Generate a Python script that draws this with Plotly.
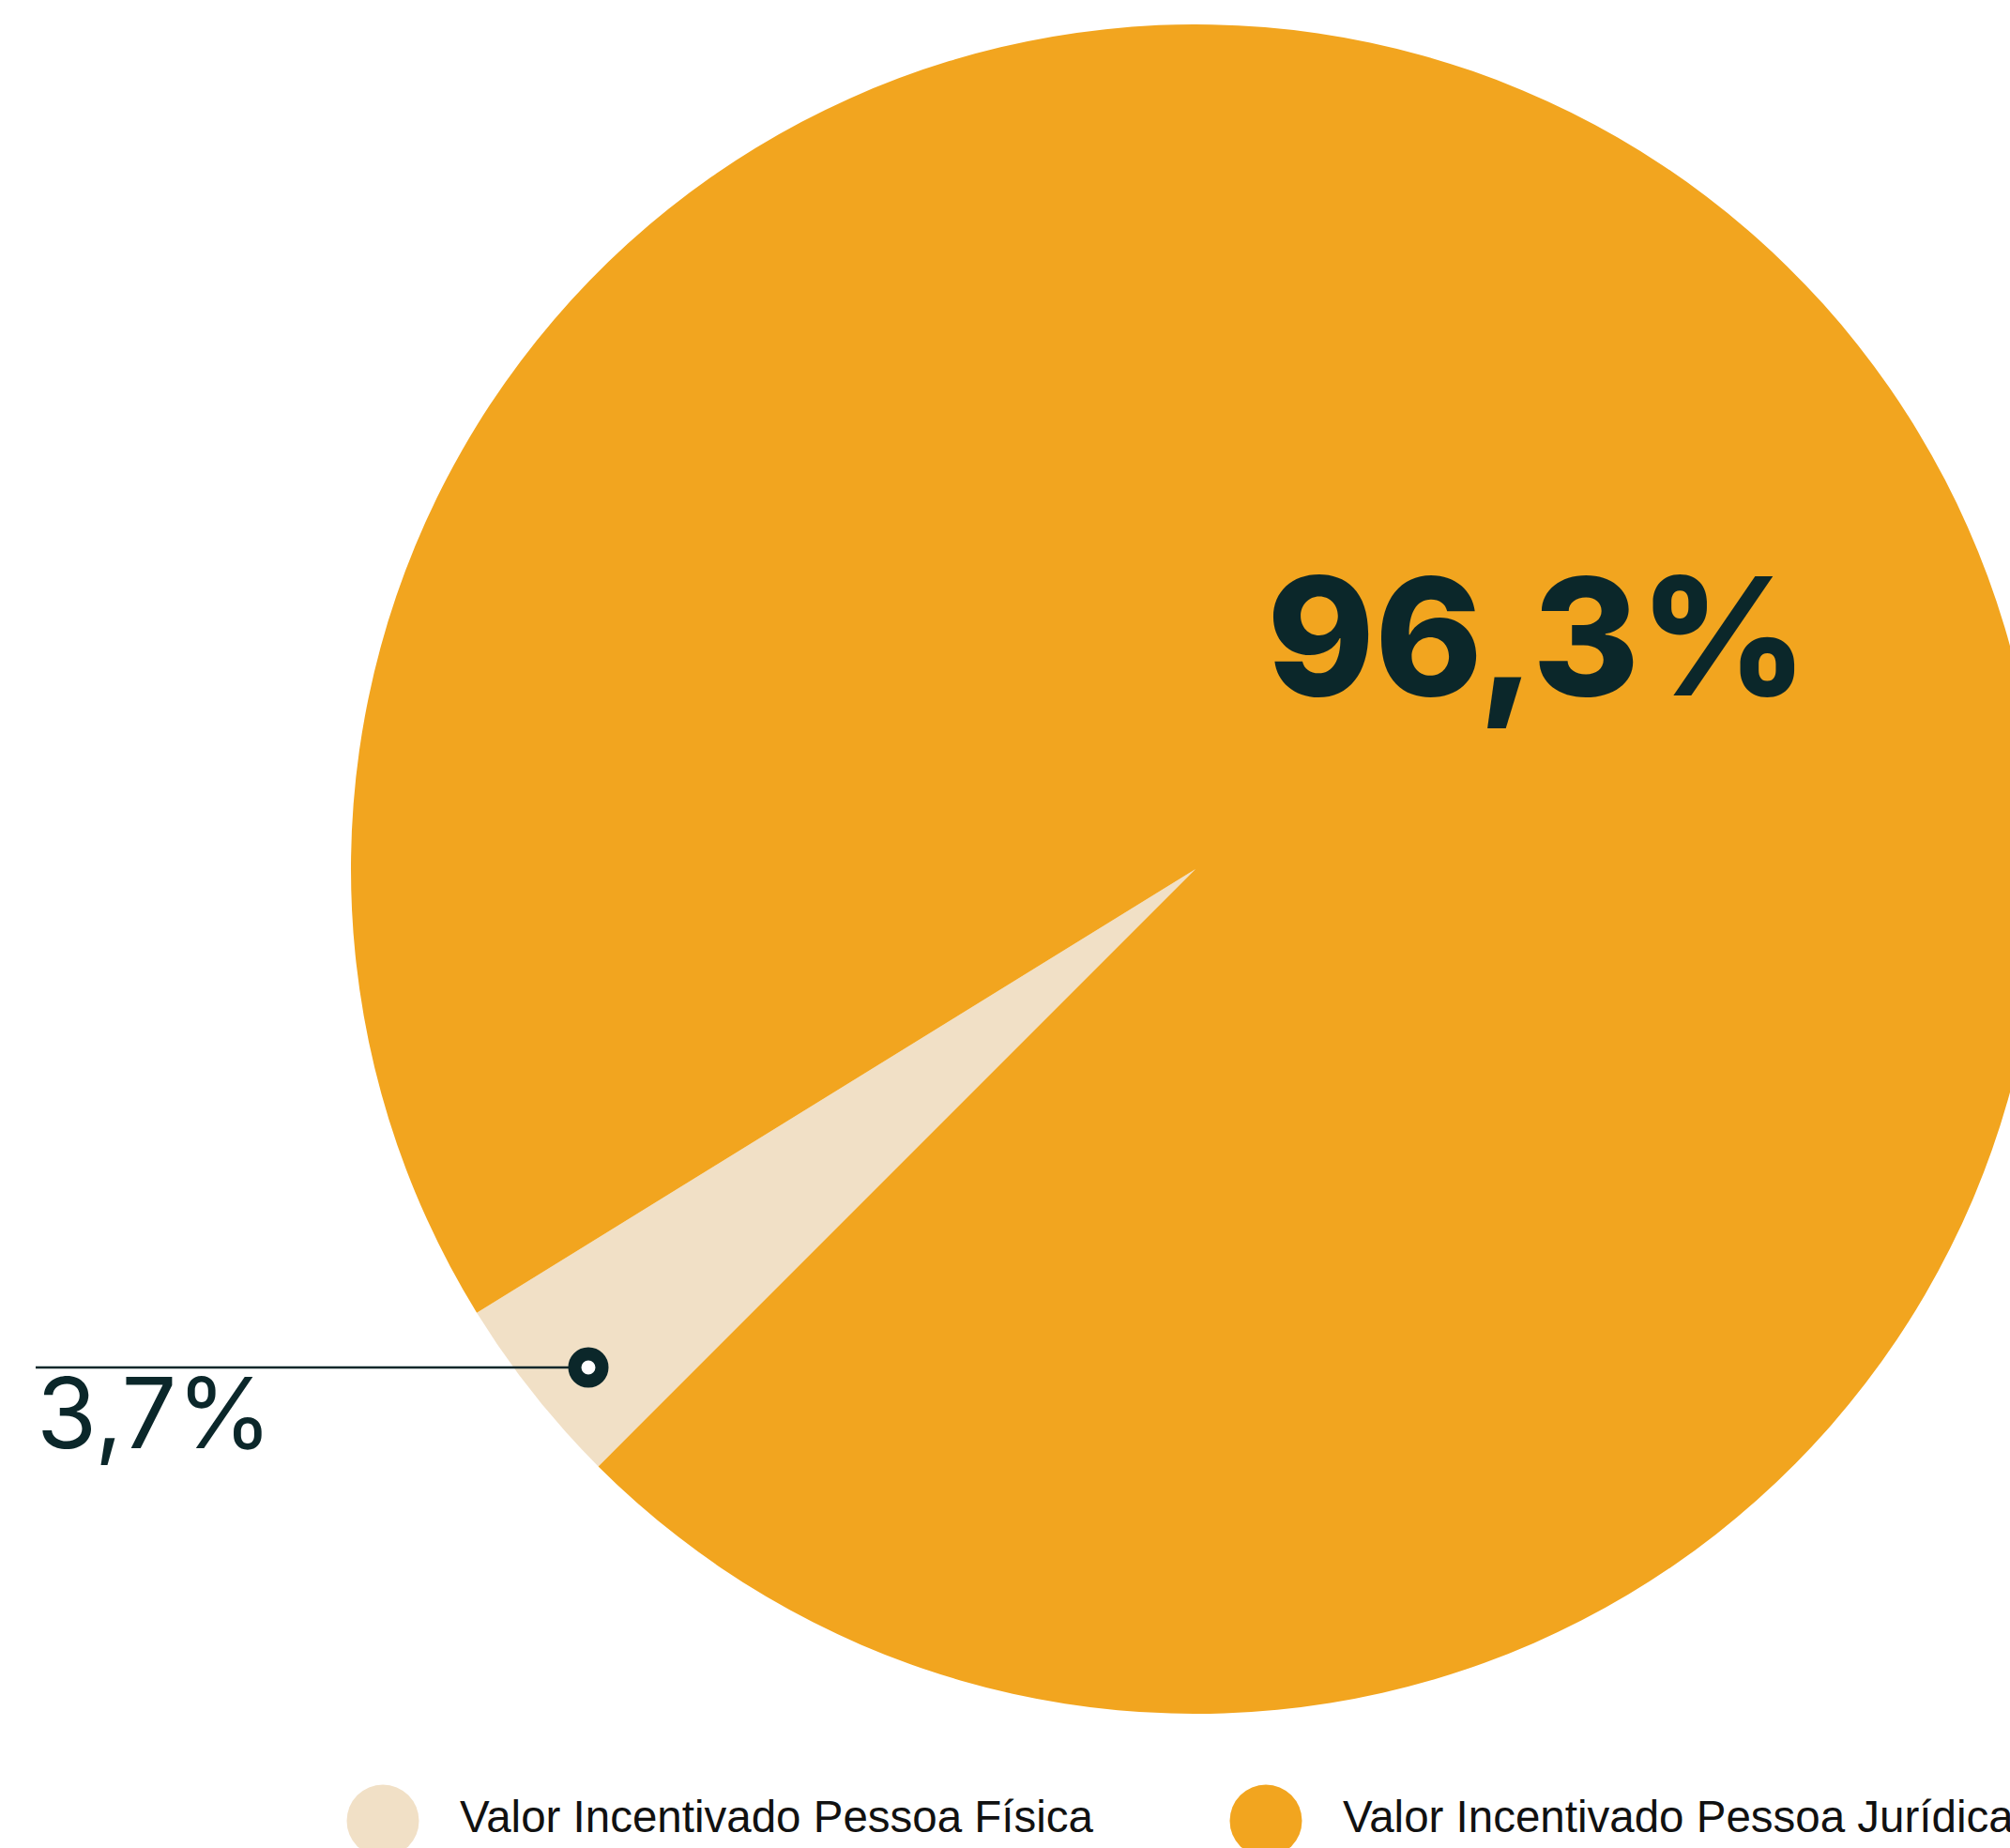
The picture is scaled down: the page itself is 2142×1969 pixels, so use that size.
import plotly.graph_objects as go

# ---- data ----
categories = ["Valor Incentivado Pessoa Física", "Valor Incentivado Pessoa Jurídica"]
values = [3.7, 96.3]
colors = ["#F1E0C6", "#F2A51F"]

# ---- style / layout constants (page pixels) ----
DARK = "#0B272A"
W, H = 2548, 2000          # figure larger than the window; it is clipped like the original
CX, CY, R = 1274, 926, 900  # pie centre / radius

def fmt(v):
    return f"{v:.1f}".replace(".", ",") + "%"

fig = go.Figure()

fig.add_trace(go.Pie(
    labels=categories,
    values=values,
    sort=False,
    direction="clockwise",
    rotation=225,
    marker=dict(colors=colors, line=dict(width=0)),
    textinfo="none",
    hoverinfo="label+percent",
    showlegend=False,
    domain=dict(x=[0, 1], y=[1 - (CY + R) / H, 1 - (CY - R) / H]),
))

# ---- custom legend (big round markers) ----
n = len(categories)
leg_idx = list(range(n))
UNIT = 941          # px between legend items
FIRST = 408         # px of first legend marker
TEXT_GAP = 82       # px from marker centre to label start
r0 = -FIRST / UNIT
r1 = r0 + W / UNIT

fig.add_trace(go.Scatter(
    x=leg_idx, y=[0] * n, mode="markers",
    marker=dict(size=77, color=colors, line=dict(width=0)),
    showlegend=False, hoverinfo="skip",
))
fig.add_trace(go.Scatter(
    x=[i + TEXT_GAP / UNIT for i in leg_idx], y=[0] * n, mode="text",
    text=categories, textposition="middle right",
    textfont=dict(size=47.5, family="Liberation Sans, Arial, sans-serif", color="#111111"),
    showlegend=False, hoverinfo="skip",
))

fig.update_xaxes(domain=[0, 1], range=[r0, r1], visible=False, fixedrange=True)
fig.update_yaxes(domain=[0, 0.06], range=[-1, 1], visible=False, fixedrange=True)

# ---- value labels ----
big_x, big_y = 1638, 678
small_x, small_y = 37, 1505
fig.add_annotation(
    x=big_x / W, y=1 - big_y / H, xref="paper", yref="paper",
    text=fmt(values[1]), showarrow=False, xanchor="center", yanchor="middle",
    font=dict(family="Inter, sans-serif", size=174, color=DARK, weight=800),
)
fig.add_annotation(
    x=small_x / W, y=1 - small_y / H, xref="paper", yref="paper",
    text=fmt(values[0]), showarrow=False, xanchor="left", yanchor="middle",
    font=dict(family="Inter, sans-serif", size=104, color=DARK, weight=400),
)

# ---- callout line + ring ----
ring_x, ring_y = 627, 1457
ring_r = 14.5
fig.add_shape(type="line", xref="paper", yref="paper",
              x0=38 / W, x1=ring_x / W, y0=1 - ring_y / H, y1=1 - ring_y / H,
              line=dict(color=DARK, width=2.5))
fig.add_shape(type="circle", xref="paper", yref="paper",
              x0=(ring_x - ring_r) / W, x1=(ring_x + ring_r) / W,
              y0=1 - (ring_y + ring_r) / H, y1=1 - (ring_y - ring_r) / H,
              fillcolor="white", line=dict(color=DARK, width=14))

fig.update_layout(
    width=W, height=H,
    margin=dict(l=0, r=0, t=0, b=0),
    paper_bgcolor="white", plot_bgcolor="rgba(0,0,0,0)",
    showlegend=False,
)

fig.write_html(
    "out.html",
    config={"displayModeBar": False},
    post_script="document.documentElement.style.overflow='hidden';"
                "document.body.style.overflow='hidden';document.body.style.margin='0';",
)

◆ STATED GOAL
Return the exact lines from the line with "The picture is" to the line with "fig = go.Figure()", inclusive of both, with nothing added.

◆ OUTPUT
The picture is scaled down: the page itself is 2142×1969 pixels, so use that size.
import plotly.graph_objects as go

# ---- data ----
categories = ["Valor Incentivado Pessoa Física", "Valor Incentivado Pessoa Jurídica"]
values = [3.7, 96.3]
colors = ["#F1E0C6", "#F2A51F"]

# ---- style / layout constants (page pixels) ----
DARK = "#0B272A"
W, H = 2548, 2000          # figure larger than the window; it is clipped like the original
CX, CY, R = 1274, 926, 900  # pie centre / radius

def fmt(v):
    return f"{v:.1f}".replace(".", ",") + "%"

fig = go.Figure()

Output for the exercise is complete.